Saturday, April 4, 2026

SIXTY MINUTES, ZERO CREDIBILITY

The Weiss way of fixing 60 Minutes.
Bari Weiss can't help looking like a neutron bomb in her quest to reshape CBS News into something nobody except Larry Ellison asked for. 
After getting rid of the network's radio division, Weiss is taking her ax to its crown jewel, 60 Minutes. Her motto seems to be "It became necessary to destroy CBS News in order to save it." Because a similar move worked so well in Vietnam.

Depending on who's tipping off the press, what Weiss is planning has been described as a "change in tone", "shake-up", or "bloodbath".  Oddly, one of her complaints is the number of "soft" pieces 60 Minutes has run lately -- like, since she became the news division's editor-in-chief. In fact, Weiss' most famous move so far was spiking a hard-hitting story about abuses at an ICE detention center in Venezuela, so I don't understand what her gripe is.

Kate McKinnon (middle) likely prefers
memories of hanging with Greta Gerwig
(left) in theater class.
(What would make a great story is how Weiss dated former Saturday Night Live cast member Kate McKinnon during their days at Columbia University.

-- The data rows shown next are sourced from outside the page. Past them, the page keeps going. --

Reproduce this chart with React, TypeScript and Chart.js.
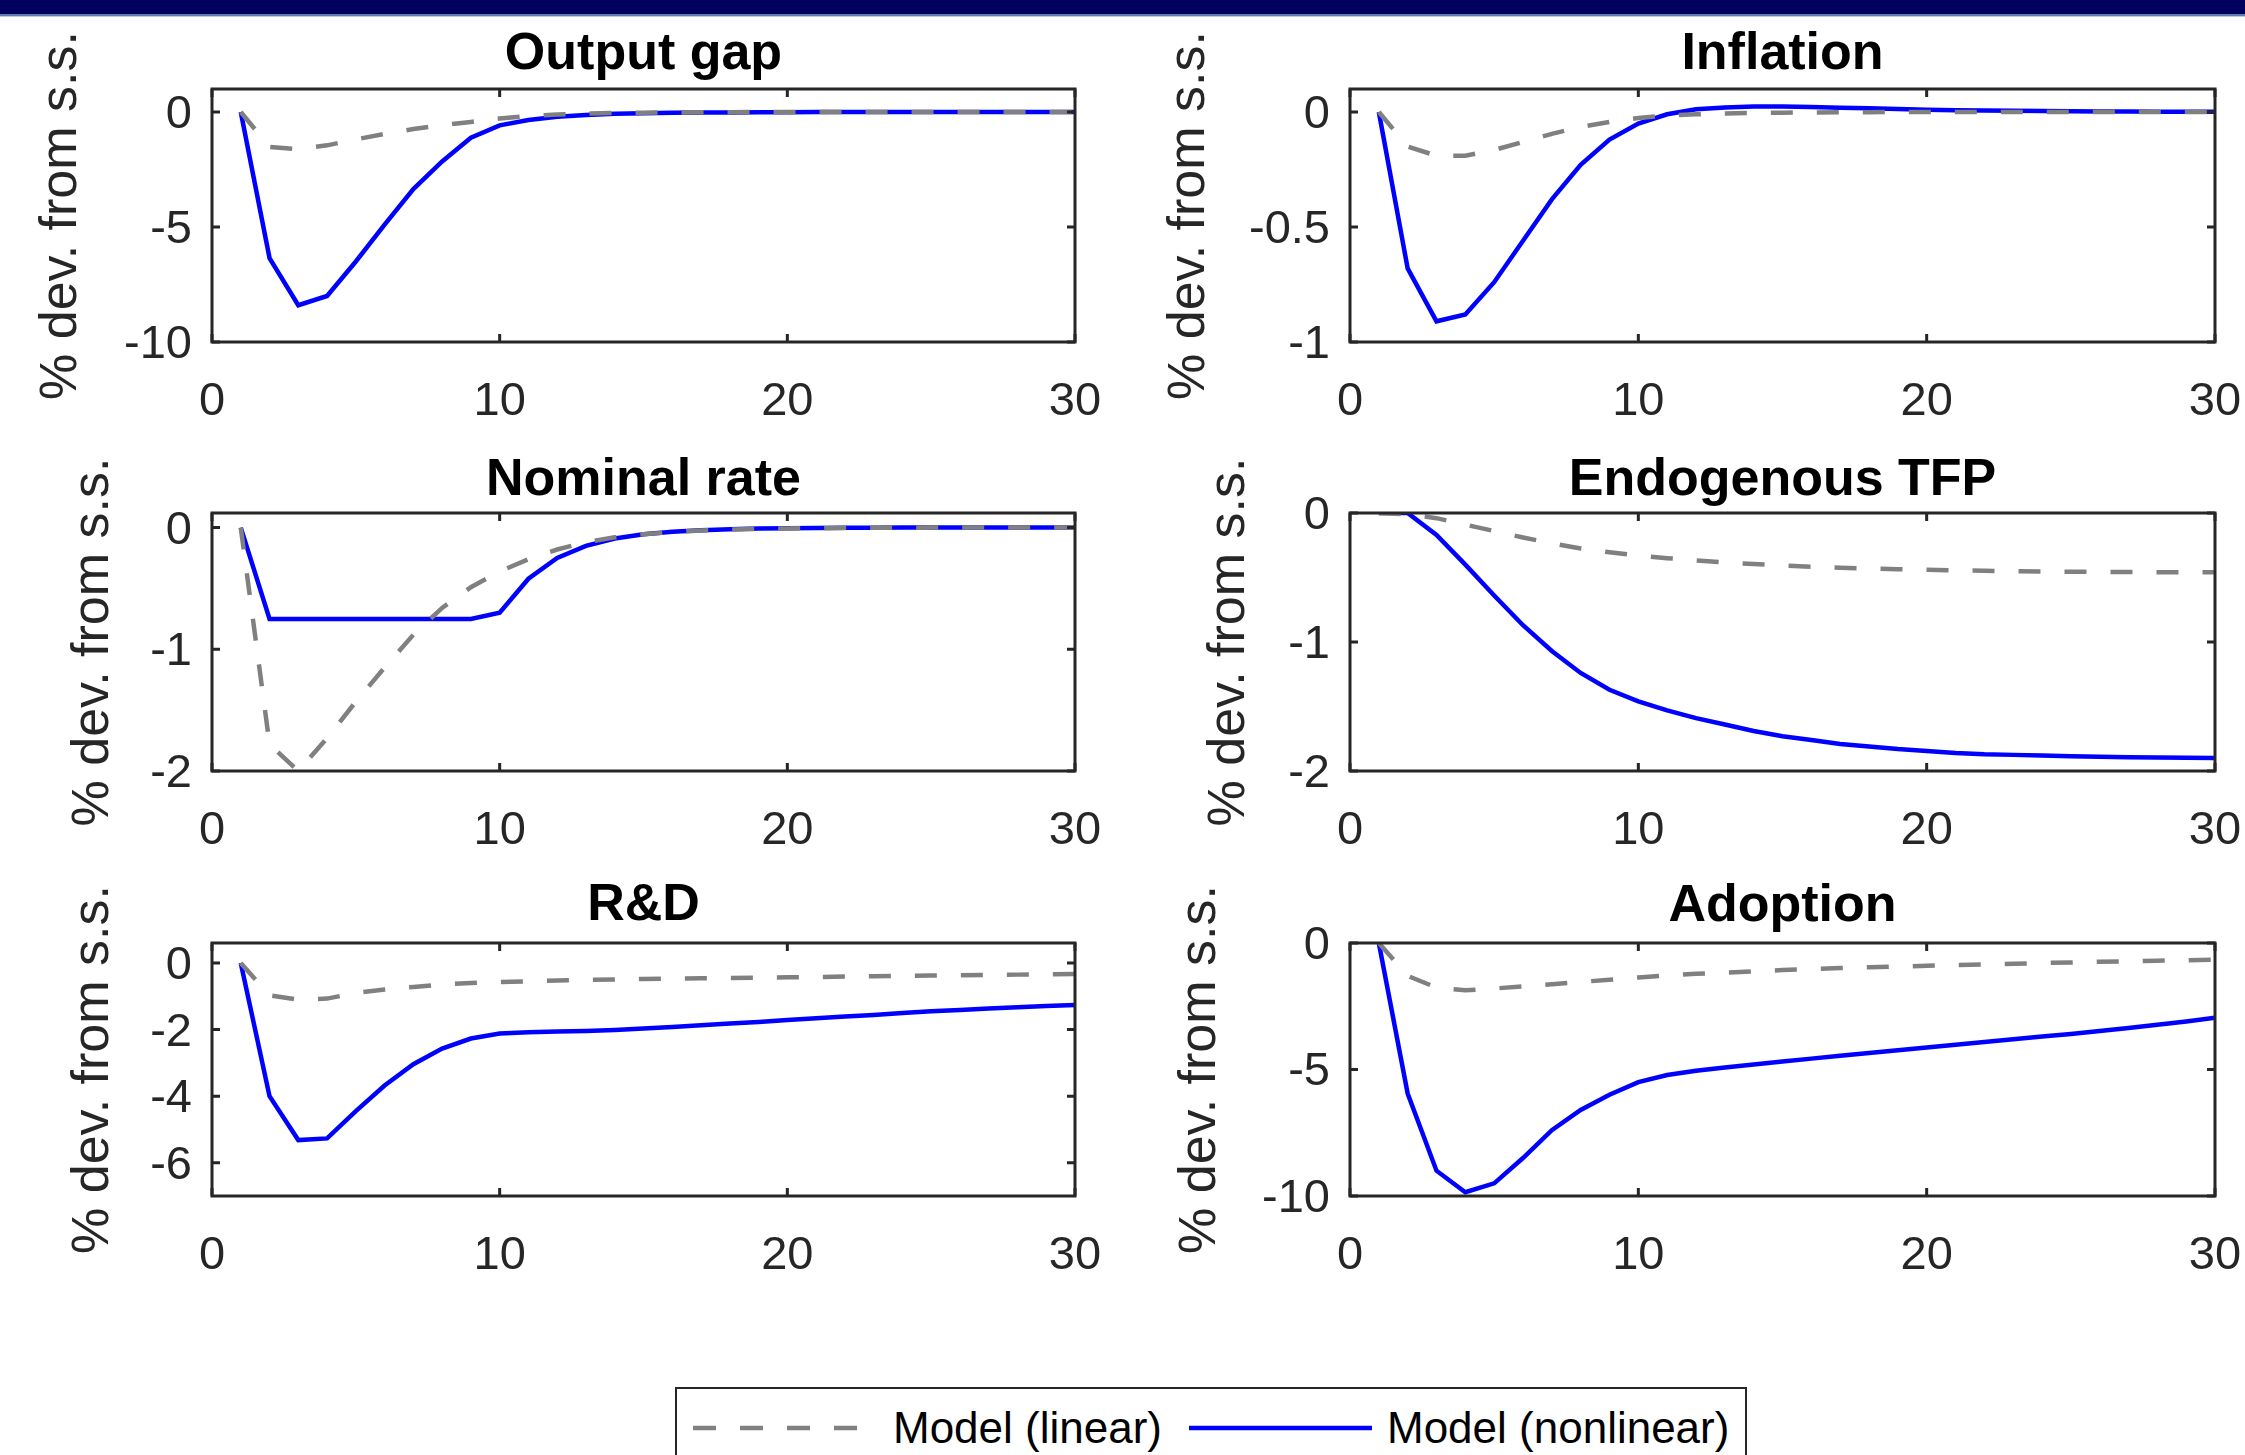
import React, { useEffect, useRef } from "react";
import { Chart, registerables } from "chart.js";

Chart.register(...registerables);

// ---------------- data ----------------
const periods = [1, 2, 3, 4, 5, 6, 7, 8, 9, 10, 11, 12, 13, 14, 15, 16, 17, 18, 19, 20, 21, 22, 23, 24, 25, 26, 27, 28, 29, 30];
const xTickValues = [0, 10, 20, 30];

const seriesLabels = ["Model (linear)", "Model (nonlinear)"];
const panelTitles = ["Output gap", "Inflation", "Nominal rate", "Endogenous TFP", "R&D", "Adoption"];
const yAxisLabel = "% dev. from s.s.";

const outputGapLinear = [0, -1.52, -1.62, -1.45, -1.19, -0.95, -0.74, -0.57, -0.43, -0.28, -0.17, -0.11, -0.07, -0.04, -0.03, -0.02, -0.01, -0.01, 0, 0, 0, 0, 0, 0, 0, 0, 0, 0, 0, 0];
const outputGapNonlinear = [0, -6.35, -8.4, -8.0, -6.5, -4.9, -3.35, -2.15, -1.12, -0.58, -0.35, -0.21, -0.13, -0.08, -0.05, -0.035, -0.025, -0.018, -0.012, -0.008, -0.005, -0.004, -0.003, -0.002, -0.001, 0, 0, 0, 0, 0];
const outputGapYTicks = [-10, -5, 0];

const inflationLinear = [0, -0.15, -0.19, -0.19, -0.165, -0.13, -0.095, -0.065, -0.043, -0.026, -0.015, -0.01, -0.006, -0.004, -0.003, -0.002, -0.001, -0.001, 0, 0, 0, 0, 0, 0, 0, 0, 0, 0, 0, 0];
const inflationNonlinear = [0, -0.68, -0.91, -0.88, -0.74, -0.56, -0.38, -0.23, -0.12, -0.05, -0.01, 0.012, 0.02, 0.024, 0.024, 0.022, 0.019, 0.016, 0.013, 0.01, 0.008, 0.006, 0.005, 0.004, 0.003, 0.002, 0.002, 0.001, 0.001, 0.001];
const inflationYTicks = [-1, -0.5, 0];

const nominalRateLinear = [0, -1.78, -2.0, -1.73, -1.43, -1.15, -0.88, -0.66, -0.49, -0.36, -0.26, -0.18, -0.12, -0.08, -0.055, -0.037, -0.024, -0.016, -0.01, -0.007, -0.005, -0.003, -0.002, -0.001, 0, 0, 0, 0, 0, 0];
const nominalRateNonlinear = [0, -0.75, -0.75, -0.75, -0.75, -0.75, -0.75, -0.75, -0.75, -0.7, -0.42, -0.25, -0.15, -0.09, -0.055, -0.034, -0.021, -0.013, -0.008, -0.005, -0.003, -0.002, -0.001, 0, 0, 0, 0, 0, 0, 0];
const nominalRateYTicks = [-2, -1, 0];

const tfpLinear = [0, -0.01, -0.04, -0.09, -0.14, -0.19, -0.235, -0.275, -0.305, -0.33, -0.35, -0.368, -0.383, -0.396, -0.407, -0.416, -0.424, -0.43, -0.436, -0.44, -0.444, -0.448, -0.451, -0.453, -0.455, -0.457, -0.458, -0.459, -0.46, -0.46];
const tfpNonlinear = [0, 0, -0.17, -0.4, -0.64, -0.87, -1.07, -1.24, -1.37, -1.46, -1.53, -1.59, -1.64, -1.69, -1.73, -1.76, -1.79, -1.81, -1.83, -1.845, -1.86, -1.87, -1.875, -1.88, -1.885, -1.89, -1.893, -1.896, -1.898, -1.9];
const tfpYTicks = [-2, -1, 0];

const rdLinear = [0, -0.97, -1.1, -1.07, -0.9, -0.8, -0.72, -0.65, -0.6, -0.57, -0.55, -0.53, -0.51, -0.5, -0.48, -0.47, -0.46, -0.45, -0.44, -0.43, -0.42, -0.41, -0.4, -0.39, -0.38, -0.37, -0.36, -0.35, -0.34, -0.33];
const rdNonlinear = [0, -4.0, -5.32, -5.27, -4.45, -3.68, -3.04, -2.57, -2.27, -2.12, -2.08, -2.06, -2.04, -2.01, -1.97, -1.92, -1.87, -1.82, -1.77, -1.71, -1.66, -1.61, -1.56, -1.5, -1.45, -1.41, -1.37, -1.33, -1.29, -1.26];
const rdYTicks = [-6, -4, -2, 0];

const adoptionLinear = [0, -1.3, -1.76, -1.87, -1.8, -1.71, -1.63, -1.54, -1.45, -1.36, -1.28, -1.22, -1.17, -1.12, -1.07, -1.03, -0.99, -0.96, -0.93, -0.9, -0.87, -0.85, -0.82, -0.79, -0.77, -0.74, -0.72, -0.7, -0.68, -0.66];
const adoptionNonlinear = [0, -5.95, -9.0, -9.85, -9.5, -8.5, -7.4, -6.6, -6.0, -5.5, -5.22, -5.05, -4.92, -4.8, -4.68, -4.57, -4.46, -4.35, -4.24, -4.13, -4.02, -3.91, -3.8, -3.7, -3.6, -3.48, -3.36, -3.23, -3.1, -2.95];
const adoptionYTicks = [-10, -5, 0];

// ---------------- styling / layout ----------------
const FONT = "'Liberation Sans', Arial, Helvetica, sans-serif";
const GRAY = "#808080";
const BLUE = "#0000ff";
const AXIS = "#262626";
const XAXIS_H = 80;
const LINE_W = 4.5;

type PanelCfg = {
  title: string;
  linear: number[];
  nonlinear: number[];
  yMin: number;
  yMax: number;
  yTicks: number[];
  left: number;
  top: number;
  width: number;
  height: number;
  box: { l: number; t: number; r: number; b: number };
  yTitleX: number;
  titleCapY: number;
};

const panels: PanelCfg[] = [
  { title: panelTitles[0], linear: outputGapLinear, nonlinear: outputGapNonlinear, yMin: -10, yMax: 1, yTicks: outputGapYTicks,
    left: 0, top: 0, width: 1120, height: 430, box: { l: 212, t: 89, r: 1075, b: 342 }, yTitleX: 62, titleCapY: 50.5 },
  { title: panelTitles[1], linear: inflationLinear, nonlinear: inflationNonlinear, yMin: -1, yMax: 0.1, yTicks: inflationYTicks,
    left: 1120, top: 0, width: 1125, height: 430, box: { l: 230, t: 89, r: 1095, b: 342 }, yTitleX: 70, titleCapY: 50.5 },
  { title: panelTitles[2], linear: nominalRateLinear, nonlinear: nominalRateNonlinear, yMin: -2, yMax: 0.12, yTicks: nominalRateYTicks,
    left: 0, top: 430, width: 1120, height: 430, box: { l: 212, t: 83, r: 1075, b: 341 }, yTitleX: 94, titleCapY: 46 },
  { title: panelTitles[3], linear: tfpLinear, nonlinear: tfpNonlinear, yMin: -2, yMax: 0, yTicks: tfpYTicks,
    left: 1120, top: 430, width: 1125, height: 430, box: { l: 230, t: 83, r: 1095, b: 341 }, yTitleX: 110, titleCapY: 46 },
  { title: panelTitles[4], linear: rdLinear, nonlinear: rdNonlinear, yMin: -7, yMax: 0.6, yTicks: rdYTicks,
    left: 0, top: 860, width: 1120, height: 430, box: { l: 212, t: 83, r: 1075, b: 336 }, yTitleX: 94, titleCapY: 41 },
  { title: panelTitles[5], linear: adoptionLinear, nonlinear: adoptionNonlinear, yMin: -10, yMax: 0, yTicks: adoptionYTicks,
    left: 1120, top: 860, width: 1125, height: 430, box: { l: 230, t: 83, r: 1095, b: 336 }, yTitleX: 81, titleCapY: 42 },
];

function PanelChart({ p }: { p: PanelCfg }) {
  const ref = useRef<HTMLCanvasElement | null>(null);

  useEffect(() => {
    if (!ref.current) return;
    const titleSize = 52;
    const yTitleSize = 52;
    const tickSize = 47;

    const framePlugin = {
      id: "matlabFrame",
      afterDraw(chart: any) {
        const { ctx, chartArea } = chart;
        const { left, right, top, bottom } = chartArea;
        const xs = chart.scales.x;
        const ys = chart.scales.y;
        ctx.save();
        ctx.strokeStyle = AXIS;
        ctx.lineWidth = 3;
        ctx.lineCap = "butt";
        const tl = 8;
        ctx.beginPath();
        for (const v of xTickValues) {
          const px = xs.getPixelForValue(v);
          ctx.moveTo(px, bottom);
          ctx.lineTo(px, bottom - tl);
          ctx.moveTo(px, top);
          ctx.lineTo(px, top + tl);
        }
        for (const v of p.yTicks) {
          const py = ys.getPixelForValue(v);
          ctx.moveTo(left, py);
          ctx.lineTo(left + tl, py);
          ctx.moveTo(right, py);
          ctx.lineTo(right - tl, py);
        }
        ctx.stroke();
        ctx.strokeRect(left, top, right - left, bottom - top);
        // panel title
        ctx.fillStyle = "#000000";
        ctx.font = `bold ${titleSize}px ${FONT}`;
        ctx.textAlign = "center";
        ctx.textBaseline = "alphabetic";
        ctx.fillText(p.title, (left + right) / 2, p.titleCapY + 0.716 * titleSize / 2);
        ctx.restore();
      },
    };

    const chart = new Chart(ref.current, {
      type: "line",
      data: {
        datasets: [
          {
            label: seriesLabels[0],
            data: periods.map((x, i) => ({ x, y: p.linear[i] })),
            borderColor: GRAY,
            backgroundColor: GRAY,
            borderWidth: LINE_W,
            borderDash: [22, 24],
            pointRadius: 0,
            pointHoverRadius: 0,
            tension: 0,
            fill: false,
          },
          {
            label: seriesLabels[1],
            data: periods.map((x, i) => ({ x, y: p.nonlinear[i] })),
            borderColor: BLUE,
            backgroundColor: BLUE,
            borderWidth: LINE_W,
            pointRadius: 0,
            pointHoverRadius: 0,
            tension: 0,
            fill: false,
          },
        ],
      },
      options: {
        responsive: false,
        animation: false,
        events: [],
        layout: {
          padding: {
            left: 0,
            top: p.box.t,
            right: p.width - p.box.r,
            bottom: p.height - p.box.b - XAXIS_H,
          },
        },
        plugins: {
          legend: { display: false },
          tooltip: { enabled: false },
          title: { display: false },
        },
        scales: {
          x: {
            type: "linear",
            min: 0,
            max: 30,
            grid: { display: false, drawTicks: false },
            border: { display: false },
            ticks: {
              autoSkip: false,
              maxRotation: 0,
              padding: 32,
              color: AXIS,
              font: { family: FONT, size: tickSize },
              callback: (v: any) => String(v),
            },
            afterBuildTicks: (s: any) => {
              s.ticks = xTickValues.map((v) => ({ value: v }));
            },
            afterFit: (s: any) => {
              s.height = XAXIS_H;
              s.paddingLeft = 0;
              s.paddingRight = 0;
            },
          },
          y: {
            type: "linear",
            min: p.yMin,
            max: p.yMax,
            grid: { display: false, drawTicks: false },
            border: { display: false },
            ticks: {
              autoSkip: false,
              padding: 20,
              labelOffset: 3,
              color: AXIS,
              font: { family: FONT, size: tickSize },
              callback: (v: any) => String(v),
            },
            afterBuildTicks: (s: any) => {
              s.ticks = p.yTicks.map((v) => ({ value: v }));
            },
            title: {
              display: true,
              text: yAxisLabel,
              color: AXIS,
              font: { family: FONT, size: yTitleSize },
              padding: { top: p.yTitleX - (yTitleSize * 1.2) / 2, bottom: 0 },
            },
            afterFit: (s: any) => {
              s.width = p.box.l;
              s.paddingTop = 0;
              s.paddingBottom = 0;
            },
          },
        },
      } as any,
      plugins: [framePlugin],
    });
    return () => chart.destroy();
  }, [p]);

  return (
    <canvas
      ref={ref}
      width={p.width}
      height={p.height}
      style={{ position: "absolute", left: p.left, top: p.top, width: p.width, height: p.height }}
    />
  );
}

function Legend() {
  const textStyle: React.CSSProperties = {
    position: "absolute",
    top: 1428 - 30,
    height: 60,
    lineHeight: "60px",
    fontSize: 44,
    fontFamily: FONT,
    color: "#000",
    whiteSpace: "nowrap",
  };
  return (
    <>
      <div
        style={{
          position: "absolute",
          left: 675,
          top: 1387,
          width: 1072,
          height: 120,
          border: `2px solid ${AXIS}`,
          background: "#fff",
          boxSizing: "border-box",
        }}
      />
      <svg style={{ position: "absolute", left: 693, top: 1418 }} width={183} height={20}>
        <line x1={0} y1={10} x2={183} y2={10} stroke={GRAY} strokeWidth={4.5} strokeDasharray="23 24" />
      </svg>
      <div style={{ ...textStyle, left: 893 }}>{seriesLabels[0]}</div>
      <svg style={{ position: "absolute", left: 1189, top: 1418 }} width={183} height={20}>
        <line x1={0} y1={10} x2={183} y2={10} stroke={BLUE} strokeWidth={4.5} />
      </svg>
      <div style={{ ...textStyle, left: 1387 }}>{seriesLabels[1]}</div>
    </>
  );
}

export default function App() {
  return (
    <div
      style={{
        position: "absolute",
        left: 0,
        top: 0,
        width: 2245,
        height: 1455,
        overflow: "hidden",
        background: "#ffffff",
      }}
    >
      {panels.map((p, i) => (
        <PanelChart key={i} p={p} />
      ))}
      <Legend />
      <div style={{ position: "absolute", left: 0, top: 0, width: 2245, height: 14, background: "#00005f" }} />
      <div style={{ position: "absolute", left: 0, top: 14, width: 2245, height: 2, background: "#5a80b2" }} />
      <div style={{ position: "absolute", left: 0, top: 16, width: 2245, height: 1, background: "#b8cbe2" }} />
    </div>
  );
}
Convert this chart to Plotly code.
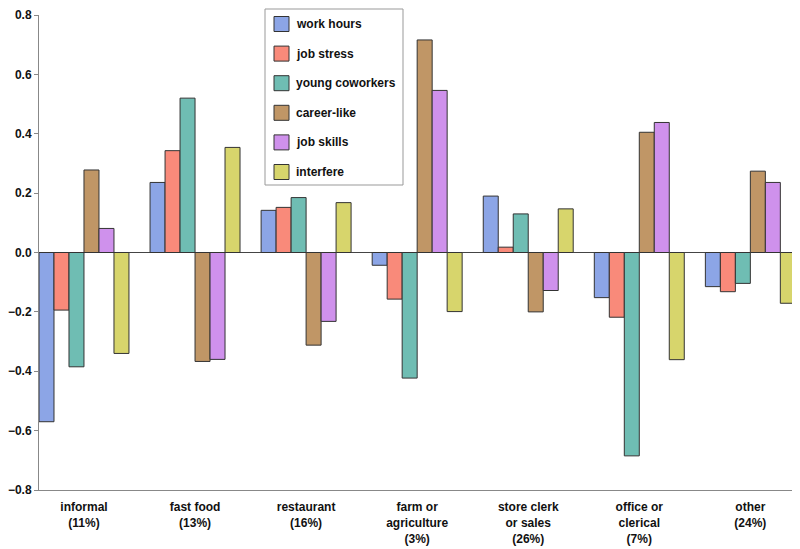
import plotly.graph_objects as go

categories = ["informal<br>(11%)", "fast food<br>(13%)", "restaurant<br>(16%)",
              "farm or<br>agriculture<br>(3%)", "store clerk<br>or sales<br>(26%)",
              "office or<br>clerical<br>(7%)", "other<br>(24%)"]

work_hours = [-0.57, 0.236, 0.142, -0.043, 0.19, -0.152, -0.115]
job_stress = [-0.194, 0.343, 0.152, -0.157, 0.018, -0.218, -0.132]
young_coworkers = [-0.385, 0.52, 0.185, -0.423, 0.13, -0.685, -0.104]
career_like = [0.278, -0.367, -0.312, 0.716, -0.2, 0.405, 0.274]
job_skills = [0.081, -0.36, -0.232, 0.546, -0.128, 0.438, 0.236]
interfere = [-0.34, 0.354, 0.168, -0.199, 0.147, -0.361, -0.171]

series_names = ["work hours", "job stress", "young coworkers", "career-like", "job skills", "interfere"]
series_values = [work_hours, job_stress, young_coworkers, career_like, job_skills, interfere]
colors = ["#8ca5e6", "#f98a7a", "#6fbdb3", "#c09666", "#cf91ec", "#d7d56c"]

W, H = 792, 541
ML, MR, MT, MB = 31, 3, 7, 59
PW, PH = W - ML - MR, H - MT - MB


def px_x(x):
    return (x - ML) / PW


def px_y(y):
    return (MT + PH - y) / PH


fig = go.Figure()
for name, vals, col in zip(series_names, series_values, colors):
    fig.add_trace(go.Bar(
        x=list(range(len(categories))), y=vals, name=name,
        marker=dict(color=col, line=dict(color="#333333", width=1)),
        showlegend=False,
    ))

font = "Liberation Sans, Arial, sans-serif"

# hand-drawn legend box (figure pixel coords converted to paper coords)
shapes = [dict(type="rect", xref="paper", yref="paper",
               x0=px_x(257), x1=px_x(395), y0=px_y(177), y1=px_y(1),
               line=dict(color="#999999", width=1), fillcolor="white", layer="above")]
annotations = []
for i, (name, col) in enumerate(zip(series_names, colors)):
    cy = 16 + 29.6 * i
    shapes.append(dict(type="rect", xref="paper", yref="paper",
                       x0=px_x(266), x1=px_x(281), y0=px_y(cy + 7.5), y1=px_y(cy - 7.5),
                       line=dict(color="#333333", width=1), fillcolor=col, layer="above"))
    annotations.append(dict(xref="paper", yref="paper", x=px_x(286), y=px_y(cy),
                            xanchor="left", yanchor="middle", showarrow=False, text=name,
                            font=dict(family=font, size=12, color="#111111", weight="bold")))

fig.update_layout(
    width=W, height=H,
    margin=dict(l=ML, r=MR, t=MT, b=MB, autoexpand=False),
    paper_bgcolor="white", plot_bgcolor="white",
    barmode="group", bargap=0.19, bargroupgap=0,
    font=dict(family=font, size=12, color="#111111"),
    showlegend=False,
    shapes=shapes, annotations=annotations,
    xaxis=dict(
        range=[-0.405, 6.42], automargin=False,
        tickmode="array", tickvals=list(range(len(categories))), ticktext=categories,
        showline=True, linecolor="#888888", linewidth=1,
        showgrid=False, zeroline=False, ticks="", ticklen=0, ticklabelstandoff=6,
        tickfont=dict(family=font, size=12, weight="bold", color="#111111"),
    ),
    yaxis=dict(
        range=[-0.8, 0.8], tickmode="array", automargin=False,
        tickvals=[-0.8, -0.6, -0.4, -0.2, 0, 0.2, 0.4, 0.6, 0.8],
        tickformat=".1f",
        showline=True, linecolor="#888888", linewidth=1,
        ticks="outside", ticklen=4, tickcolor="#888888",
        showgrid=False, zeroline=True, zerolinecolor="#444444", zerolinewidth=1,
        tickfont=dict(family=font, size=12, weight="bold", color="#111111"),
    ),
)

fig.write_html("out.html")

Don't worry, Kate, everyone has that How did I sleep with that person? stage in their life.)

According to a "source familiar with the situation" -- there are a lot of those people around in every profession, aren't there? -- Weiss is ready to "blow it up as soon as the season is over." This evokes an image of her placing an Acme Portable Explosion Device at CBS headquarters. And, to paraphrase a previous wisecrack, we know how well that worked for the Coyote.

Bari Wess was minus-16 when 60 Minutes debuted.

Weiss wants to clean house both behind and in front of the camera, hoping to
bring in younger correspondents. Now, I understand her desire for new blood. There are, I'm sure, plenty of youngbloods who are champing at the bit (or the CBS eye) to prove their mettle. 

The big problem, as I've pointed out more than once, is that the "younger audience" so desired by networks doesn't watch "legacy" media. And the folks who tune into 60 Minutes do so in part because their current correspondents, whose combined ages is Old As The Hills, are perceived as wise, trustworthy, and unafraid to confront the powers-that-be.

One old-timer will still host the show.

Weiss' desire, on the other hand, is to hire whippersnappers whose points of views align with hers. Meaning something like Russia's TASS news agency. Which forces me to repeat, yet again, that audience already has Fox News.

To sum up: Bari Weiss will "improve" 60 Minutes by losing their current viewers while not gaining any new ones. To paraphrase a previous wisecrack once more, Tony Dokoupil can fill you in on how that's going for CBS Evening News.